** START Dataset excerpt **
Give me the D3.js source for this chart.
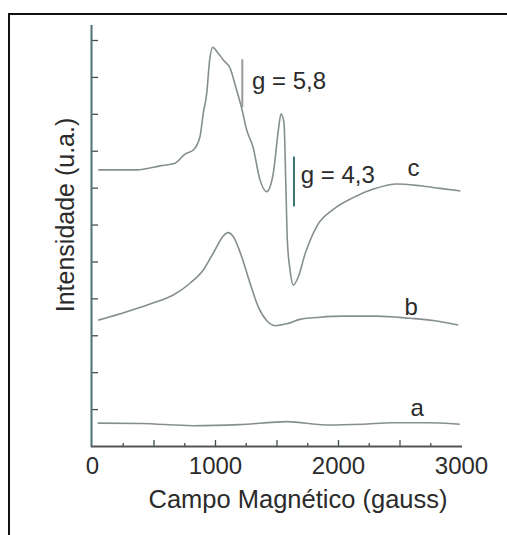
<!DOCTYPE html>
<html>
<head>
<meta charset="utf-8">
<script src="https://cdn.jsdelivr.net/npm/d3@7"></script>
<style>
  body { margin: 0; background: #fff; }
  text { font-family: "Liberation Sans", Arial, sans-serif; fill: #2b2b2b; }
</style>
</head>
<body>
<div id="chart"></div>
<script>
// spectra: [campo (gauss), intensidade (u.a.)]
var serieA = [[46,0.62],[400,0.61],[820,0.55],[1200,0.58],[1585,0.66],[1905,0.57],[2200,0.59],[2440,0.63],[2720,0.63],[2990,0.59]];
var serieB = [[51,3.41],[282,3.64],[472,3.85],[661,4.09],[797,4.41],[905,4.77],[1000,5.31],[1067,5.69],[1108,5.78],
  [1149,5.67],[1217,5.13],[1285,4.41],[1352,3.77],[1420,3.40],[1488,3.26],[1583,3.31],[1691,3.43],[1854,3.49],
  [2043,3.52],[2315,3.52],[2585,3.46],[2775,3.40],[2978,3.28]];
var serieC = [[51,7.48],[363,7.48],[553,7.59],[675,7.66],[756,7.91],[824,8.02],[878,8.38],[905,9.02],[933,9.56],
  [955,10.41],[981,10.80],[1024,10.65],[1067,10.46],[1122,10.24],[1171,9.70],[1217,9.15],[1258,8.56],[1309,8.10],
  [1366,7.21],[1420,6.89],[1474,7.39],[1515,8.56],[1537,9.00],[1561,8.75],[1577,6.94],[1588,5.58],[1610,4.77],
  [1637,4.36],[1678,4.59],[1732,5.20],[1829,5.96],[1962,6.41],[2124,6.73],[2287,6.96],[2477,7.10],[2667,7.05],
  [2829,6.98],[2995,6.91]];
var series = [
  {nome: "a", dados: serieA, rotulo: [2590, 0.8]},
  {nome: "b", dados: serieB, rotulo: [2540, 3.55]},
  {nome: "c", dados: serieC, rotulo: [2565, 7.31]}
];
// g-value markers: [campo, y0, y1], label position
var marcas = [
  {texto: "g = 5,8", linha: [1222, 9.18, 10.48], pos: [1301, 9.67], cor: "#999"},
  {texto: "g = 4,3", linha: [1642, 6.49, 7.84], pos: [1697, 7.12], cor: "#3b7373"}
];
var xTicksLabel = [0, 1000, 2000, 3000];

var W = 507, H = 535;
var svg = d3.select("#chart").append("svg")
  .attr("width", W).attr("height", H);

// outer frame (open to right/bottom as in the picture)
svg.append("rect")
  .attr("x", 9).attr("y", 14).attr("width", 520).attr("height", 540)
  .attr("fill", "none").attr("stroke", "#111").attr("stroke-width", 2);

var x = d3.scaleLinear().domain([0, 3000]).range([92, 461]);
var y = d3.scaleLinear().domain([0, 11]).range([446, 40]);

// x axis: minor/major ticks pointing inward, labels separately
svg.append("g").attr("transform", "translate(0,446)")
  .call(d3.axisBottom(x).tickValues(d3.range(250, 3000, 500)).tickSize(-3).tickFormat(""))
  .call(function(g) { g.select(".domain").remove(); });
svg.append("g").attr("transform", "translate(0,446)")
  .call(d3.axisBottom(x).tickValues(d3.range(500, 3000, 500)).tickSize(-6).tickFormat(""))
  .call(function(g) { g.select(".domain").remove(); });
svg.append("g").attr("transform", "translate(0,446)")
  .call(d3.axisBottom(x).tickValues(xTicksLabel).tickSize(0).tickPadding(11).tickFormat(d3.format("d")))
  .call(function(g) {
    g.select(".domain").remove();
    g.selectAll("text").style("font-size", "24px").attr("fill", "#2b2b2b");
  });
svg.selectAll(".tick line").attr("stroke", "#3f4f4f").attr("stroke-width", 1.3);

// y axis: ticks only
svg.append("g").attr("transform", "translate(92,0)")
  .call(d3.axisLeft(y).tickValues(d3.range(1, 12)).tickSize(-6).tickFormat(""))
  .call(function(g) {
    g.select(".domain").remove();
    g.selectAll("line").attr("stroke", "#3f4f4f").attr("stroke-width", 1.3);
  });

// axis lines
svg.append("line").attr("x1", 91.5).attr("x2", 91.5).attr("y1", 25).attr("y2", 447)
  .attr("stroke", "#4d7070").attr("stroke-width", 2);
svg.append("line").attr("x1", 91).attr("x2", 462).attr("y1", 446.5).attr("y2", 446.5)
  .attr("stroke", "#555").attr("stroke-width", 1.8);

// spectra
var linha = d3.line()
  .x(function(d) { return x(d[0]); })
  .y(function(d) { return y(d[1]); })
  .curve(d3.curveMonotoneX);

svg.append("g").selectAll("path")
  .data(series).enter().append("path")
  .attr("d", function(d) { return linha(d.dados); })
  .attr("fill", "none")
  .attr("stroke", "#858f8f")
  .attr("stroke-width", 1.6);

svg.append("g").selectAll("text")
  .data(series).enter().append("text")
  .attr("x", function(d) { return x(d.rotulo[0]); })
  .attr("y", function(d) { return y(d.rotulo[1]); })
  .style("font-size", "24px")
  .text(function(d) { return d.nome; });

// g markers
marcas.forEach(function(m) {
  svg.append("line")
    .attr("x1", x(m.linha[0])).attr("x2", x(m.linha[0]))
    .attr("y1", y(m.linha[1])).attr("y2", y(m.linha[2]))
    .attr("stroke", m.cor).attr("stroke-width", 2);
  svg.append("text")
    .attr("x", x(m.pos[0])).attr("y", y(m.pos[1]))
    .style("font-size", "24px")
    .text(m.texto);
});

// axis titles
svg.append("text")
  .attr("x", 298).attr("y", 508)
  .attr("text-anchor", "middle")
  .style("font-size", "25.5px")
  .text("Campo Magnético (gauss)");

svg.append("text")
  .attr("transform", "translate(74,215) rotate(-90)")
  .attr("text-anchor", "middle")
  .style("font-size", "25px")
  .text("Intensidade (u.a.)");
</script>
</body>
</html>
** END Dataset excerpt **
To be done:
Please restate the material above line by line, exactly, beginning at its first line and ending with the line that contains "var y = d3.scaleLinear().domain([0, 11]).range([446, 40]);", without any pictures.

Finished answer:
Give me the D3.js source for this chart.
<!DOCTYPE html>
<html>
<head>
<meta charset="utf-8">
<script src="https://cdn.jsdelivr.net/npm/d3@7"></script>
<style>
  body { margin: 0; background: #fff; }
  text { font-family: "Liberation Sans", Arial, sans-serif; fill: #2b2b2b; }
</style>
</head>
<body>
<div id="chart"></div>
<script>
// spectra: [campo (gauss), intensidade (u.a.)]
var serieA = [[46,0.62],[400,0.61],[820,0.55],[1200,0.58],[1585,0.66],[1905,0.57],[2200,0.59],[2440,0.63],[2720,0.63],[2990,0.59]];
var serieB = [[51,3.41],[282,3.64],[472,3.85],[661,4.09],[797,4.41],[905,4.77],[1000,5.31],[1067,5.69],[1108,5.78],
  [1149,5.67],[1217,5.13],[1285,4.41],[1352,3.77],[1420,3.40],[1488,3.26],[1583,3.31],[1691,3.43],[1854,3.49],
  [2043,3.52],[2315,3.52],[2585,3.46],[2775,3.40],[2978,3.28]];
var serieC = [[51,7.48],[363,7.48],[553,7.59],[675,7.66],[756,7.91],[824,8.02],[878,8.38],[905,9.02],[933,9.56],
  [955,10.41],[981,10.80],[1024,10.65],[1067,10.46],[1122,10.24],[1171,9.70],[1217,9.15],[1258,8.56],[1309,8.10],
  [1366,7.21],[1420,6.89],[1474,7.39],[1515,8.56],[1537,9.00],[1561,8.75],[1577,6.94],[1588,5.58],[1610,4.77],
  [1637,4.36],[1678,4.59],[1732,5.20],[1829,5.96],[1962,6.41],[2124,6.73],[2287,6.96],[2477,7.10],[2667,7.05],
  [2829,6.98],[2995,6.91]];
var series = [
  {nome: "a", dados: serieA, rotulo: [2590, 0.8]},
  {nome: "b", dados: serieB, rotulo: [2540, 3.55]},
  {nome: "c", dados: serieC, rotulo: [2565, 7.31]}
];
// g-value markers: [campo, y0, y1], label position
var marcas = [
  {texto: "g = 5,8", linha: [1222, 9.18, 10.48], pos: [1301, 9.67], cor: "#999"},
  {texto: "g = 4,3", linha: [1642, 6.49, 7.84], pos: [1697, 7.12], cor: "#3b7373"}
];
var xTicksLabel = [0, 1000, 2000, 3000];

var W = 507, H = 535;
var svg = d3.select("#chart").append("svg")
  .attr("width", W).attr("height", H);

// outer frame (open to right/bottom as in the picture)
svg.append("rect")
  .attr("x", 9).attr("y", 14).attr("width", 520).attr("height", 540)
  .attr("fill", "none").attr("stroke", "#111").attr("stroke-width", 2);

var x = d3.scaleLinear().domain([0, 3000]).range([92, 461]);
var y = d3.scaleLinear().domain([0, 11]).range([446, 40]);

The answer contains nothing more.